Extracted records:

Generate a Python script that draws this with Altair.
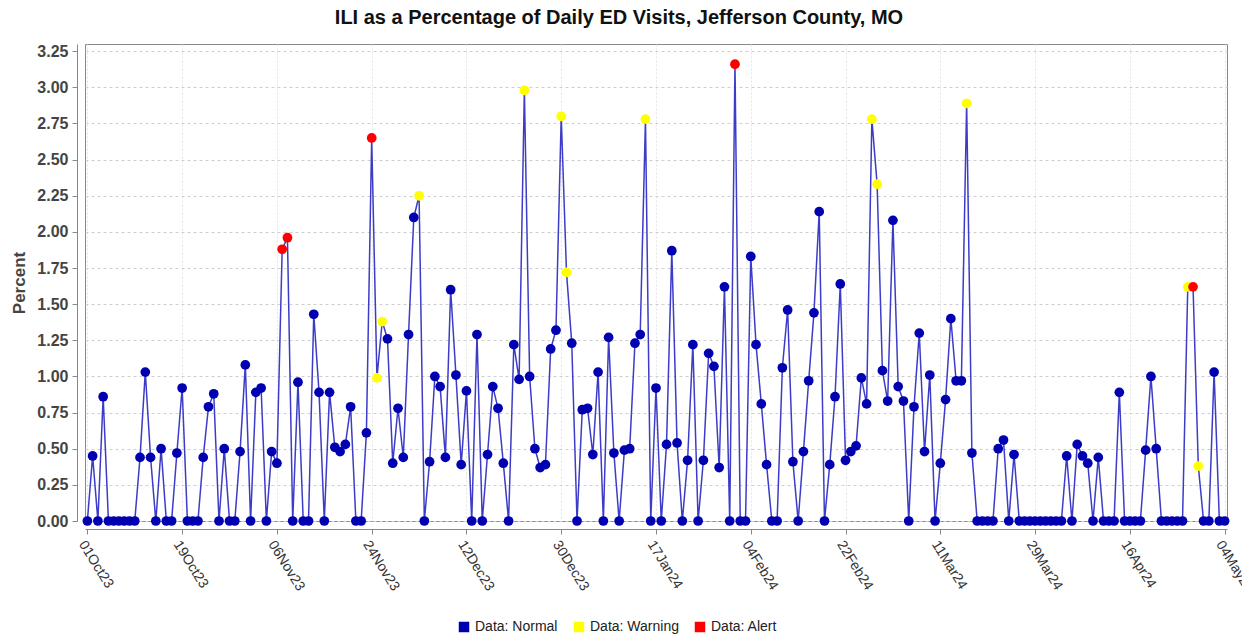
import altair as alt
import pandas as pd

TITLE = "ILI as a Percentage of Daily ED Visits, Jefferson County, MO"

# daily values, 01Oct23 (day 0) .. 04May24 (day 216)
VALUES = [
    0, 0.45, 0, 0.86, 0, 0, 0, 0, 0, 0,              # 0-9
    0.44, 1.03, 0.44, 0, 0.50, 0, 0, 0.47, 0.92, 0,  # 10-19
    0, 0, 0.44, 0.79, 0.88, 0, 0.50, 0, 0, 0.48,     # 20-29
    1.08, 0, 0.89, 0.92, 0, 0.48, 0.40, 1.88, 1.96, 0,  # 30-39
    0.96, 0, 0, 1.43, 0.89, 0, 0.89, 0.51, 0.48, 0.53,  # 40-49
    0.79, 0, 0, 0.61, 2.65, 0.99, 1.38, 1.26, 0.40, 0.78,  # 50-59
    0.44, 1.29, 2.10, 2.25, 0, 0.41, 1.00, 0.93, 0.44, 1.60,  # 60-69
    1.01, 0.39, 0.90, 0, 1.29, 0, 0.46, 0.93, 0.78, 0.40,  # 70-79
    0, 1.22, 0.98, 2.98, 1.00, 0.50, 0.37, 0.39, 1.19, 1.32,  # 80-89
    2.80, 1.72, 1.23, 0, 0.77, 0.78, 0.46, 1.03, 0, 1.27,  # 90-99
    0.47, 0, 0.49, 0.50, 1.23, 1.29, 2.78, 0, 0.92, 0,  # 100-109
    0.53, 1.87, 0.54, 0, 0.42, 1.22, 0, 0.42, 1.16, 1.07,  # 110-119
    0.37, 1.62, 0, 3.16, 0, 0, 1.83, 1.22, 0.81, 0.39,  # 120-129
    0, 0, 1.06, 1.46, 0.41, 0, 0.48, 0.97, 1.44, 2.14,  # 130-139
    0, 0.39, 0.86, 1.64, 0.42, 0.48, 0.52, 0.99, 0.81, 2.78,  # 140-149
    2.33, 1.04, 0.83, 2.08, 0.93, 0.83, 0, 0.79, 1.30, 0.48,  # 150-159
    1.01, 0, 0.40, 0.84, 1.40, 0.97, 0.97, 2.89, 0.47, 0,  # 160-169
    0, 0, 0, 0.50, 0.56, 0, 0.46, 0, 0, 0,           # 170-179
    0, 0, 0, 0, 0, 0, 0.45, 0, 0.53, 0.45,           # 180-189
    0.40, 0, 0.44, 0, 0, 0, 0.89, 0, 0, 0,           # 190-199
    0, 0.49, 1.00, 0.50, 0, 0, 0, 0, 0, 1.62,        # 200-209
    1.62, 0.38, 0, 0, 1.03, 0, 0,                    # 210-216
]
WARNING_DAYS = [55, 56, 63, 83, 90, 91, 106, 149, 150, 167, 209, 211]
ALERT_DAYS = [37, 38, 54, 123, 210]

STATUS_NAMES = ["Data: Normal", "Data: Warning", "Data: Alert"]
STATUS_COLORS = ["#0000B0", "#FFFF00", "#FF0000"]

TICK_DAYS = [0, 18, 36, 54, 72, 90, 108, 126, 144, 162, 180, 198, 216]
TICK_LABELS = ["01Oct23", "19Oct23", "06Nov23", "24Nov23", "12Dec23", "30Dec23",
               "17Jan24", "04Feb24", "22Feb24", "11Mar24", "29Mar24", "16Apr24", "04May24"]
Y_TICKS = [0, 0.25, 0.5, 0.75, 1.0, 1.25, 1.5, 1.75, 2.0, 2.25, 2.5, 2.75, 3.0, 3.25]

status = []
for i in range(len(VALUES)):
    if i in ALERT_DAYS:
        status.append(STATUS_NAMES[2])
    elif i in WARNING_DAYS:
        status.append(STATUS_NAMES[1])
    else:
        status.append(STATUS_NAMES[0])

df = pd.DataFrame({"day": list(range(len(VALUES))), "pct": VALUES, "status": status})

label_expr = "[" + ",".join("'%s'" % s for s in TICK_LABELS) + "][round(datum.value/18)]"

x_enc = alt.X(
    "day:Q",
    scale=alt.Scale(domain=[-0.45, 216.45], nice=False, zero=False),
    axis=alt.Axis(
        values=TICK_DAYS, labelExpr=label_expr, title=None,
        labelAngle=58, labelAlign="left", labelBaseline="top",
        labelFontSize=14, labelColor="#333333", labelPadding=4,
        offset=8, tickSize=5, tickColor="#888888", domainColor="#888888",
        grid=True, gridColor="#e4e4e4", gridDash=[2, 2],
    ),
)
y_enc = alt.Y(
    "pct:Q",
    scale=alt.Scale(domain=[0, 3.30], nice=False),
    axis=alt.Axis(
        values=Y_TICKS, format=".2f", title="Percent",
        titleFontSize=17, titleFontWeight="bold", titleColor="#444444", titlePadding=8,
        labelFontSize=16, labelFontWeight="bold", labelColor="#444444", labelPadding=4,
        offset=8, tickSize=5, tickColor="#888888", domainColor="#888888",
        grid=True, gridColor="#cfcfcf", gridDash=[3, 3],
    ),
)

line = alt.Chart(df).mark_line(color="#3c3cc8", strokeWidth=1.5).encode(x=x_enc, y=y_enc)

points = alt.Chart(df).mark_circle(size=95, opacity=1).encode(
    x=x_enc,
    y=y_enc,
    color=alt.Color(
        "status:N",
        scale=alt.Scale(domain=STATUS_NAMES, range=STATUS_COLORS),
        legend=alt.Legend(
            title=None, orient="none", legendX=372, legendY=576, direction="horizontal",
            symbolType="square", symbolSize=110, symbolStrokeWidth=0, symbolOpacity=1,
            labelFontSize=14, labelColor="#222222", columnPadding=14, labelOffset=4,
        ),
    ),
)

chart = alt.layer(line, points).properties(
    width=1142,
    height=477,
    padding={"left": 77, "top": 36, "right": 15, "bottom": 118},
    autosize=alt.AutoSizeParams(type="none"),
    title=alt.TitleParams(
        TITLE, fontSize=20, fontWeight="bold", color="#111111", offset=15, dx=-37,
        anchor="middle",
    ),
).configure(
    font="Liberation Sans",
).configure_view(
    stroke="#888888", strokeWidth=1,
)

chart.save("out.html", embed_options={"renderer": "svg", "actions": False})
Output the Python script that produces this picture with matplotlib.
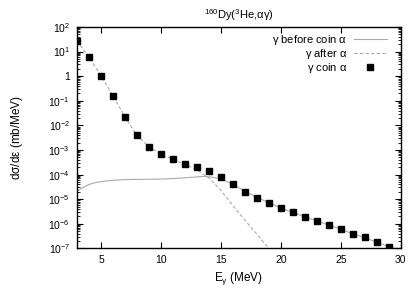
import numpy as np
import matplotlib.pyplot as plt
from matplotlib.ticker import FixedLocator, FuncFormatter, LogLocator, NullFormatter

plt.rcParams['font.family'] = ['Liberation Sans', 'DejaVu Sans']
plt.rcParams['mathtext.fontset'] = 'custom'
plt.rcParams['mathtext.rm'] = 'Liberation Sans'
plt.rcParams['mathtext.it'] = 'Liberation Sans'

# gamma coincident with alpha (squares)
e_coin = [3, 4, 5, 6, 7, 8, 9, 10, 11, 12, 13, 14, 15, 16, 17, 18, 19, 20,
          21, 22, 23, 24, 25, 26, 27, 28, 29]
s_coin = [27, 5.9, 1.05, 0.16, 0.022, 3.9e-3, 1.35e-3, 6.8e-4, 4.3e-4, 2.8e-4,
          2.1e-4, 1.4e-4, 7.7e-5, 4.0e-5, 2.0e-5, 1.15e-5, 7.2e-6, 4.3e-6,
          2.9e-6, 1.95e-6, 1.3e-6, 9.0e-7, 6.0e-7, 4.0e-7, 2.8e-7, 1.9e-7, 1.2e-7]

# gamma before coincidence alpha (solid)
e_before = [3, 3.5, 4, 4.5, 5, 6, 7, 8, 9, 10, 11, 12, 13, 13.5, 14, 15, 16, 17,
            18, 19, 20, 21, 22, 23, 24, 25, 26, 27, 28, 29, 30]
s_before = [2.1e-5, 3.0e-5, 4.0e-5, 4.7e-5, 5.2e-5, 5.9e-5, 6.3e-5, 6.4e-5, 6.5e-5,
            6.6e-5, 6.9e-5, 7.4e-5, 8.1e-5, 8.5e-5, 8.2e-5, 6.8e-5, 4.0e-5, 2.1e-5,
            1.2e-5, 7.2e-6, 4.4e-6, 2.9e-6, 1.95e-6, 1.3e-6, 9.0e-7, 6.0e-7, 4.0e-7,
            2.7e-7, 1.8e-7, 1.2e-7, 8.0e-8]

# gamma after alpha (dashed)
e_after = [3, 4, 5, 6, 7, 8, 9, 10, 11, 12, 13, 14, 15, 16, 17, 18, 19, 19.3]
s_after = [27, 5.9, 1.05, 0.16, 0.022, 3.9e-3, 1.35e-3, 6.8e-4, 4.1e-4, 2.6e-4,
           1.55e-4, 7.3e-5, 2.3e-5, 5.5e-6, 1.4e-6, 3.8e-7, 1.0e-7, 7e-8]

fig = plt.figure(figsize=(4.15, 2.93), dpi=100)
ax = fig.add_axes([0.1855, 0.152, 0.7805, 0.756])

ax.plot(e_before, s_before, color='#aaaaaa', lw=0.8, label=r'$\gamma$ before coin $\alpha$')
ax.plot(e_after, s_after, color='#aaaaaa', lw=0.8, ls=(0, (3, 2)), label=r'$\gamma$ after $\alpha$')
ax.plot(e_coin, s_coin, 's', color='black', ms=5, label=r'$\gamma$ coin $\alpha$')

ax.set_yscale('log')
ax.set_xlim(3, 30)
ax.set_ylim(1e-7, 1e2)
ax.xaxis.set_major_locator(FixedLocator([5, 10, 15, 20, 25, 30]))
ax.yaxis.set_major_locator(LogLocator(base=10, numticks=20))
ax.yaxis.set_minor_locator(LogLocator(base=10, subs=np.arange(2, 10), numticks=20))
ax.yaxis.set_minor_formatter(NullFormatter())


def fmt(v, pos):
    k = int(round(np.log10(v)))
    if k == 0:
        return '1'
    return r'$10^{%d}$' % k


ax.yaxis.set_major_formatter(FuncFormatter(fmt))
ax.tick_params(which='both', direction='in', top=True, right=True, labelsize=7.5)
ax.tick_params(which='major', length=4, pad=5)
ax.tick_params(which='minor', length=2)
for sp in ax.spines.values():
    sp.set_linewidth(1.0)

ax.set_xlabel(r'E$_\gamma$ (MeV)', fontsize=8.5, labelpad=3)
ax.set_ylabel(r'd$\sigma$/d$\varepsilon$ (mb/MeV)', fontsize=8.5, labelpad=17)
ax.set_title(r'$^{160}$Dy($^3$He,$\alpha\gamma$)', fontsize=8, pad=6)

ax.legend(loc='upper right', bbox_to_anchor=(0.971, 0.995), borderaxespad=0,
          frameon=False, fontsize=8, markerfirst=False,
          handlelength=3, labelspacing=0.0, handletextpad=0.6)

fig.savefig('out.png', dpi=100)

Problem to work on:
Give back exactly the lines from the top of the records to the line containing "as a Percentage", both included, and no pictures.

Problem solution:
Generate a Python script that draws this with Altair.
import altair as alt
import pandas as pd

TITLE = "ILI as a Percentage of Daily ED Visits, Jefferson County, MO"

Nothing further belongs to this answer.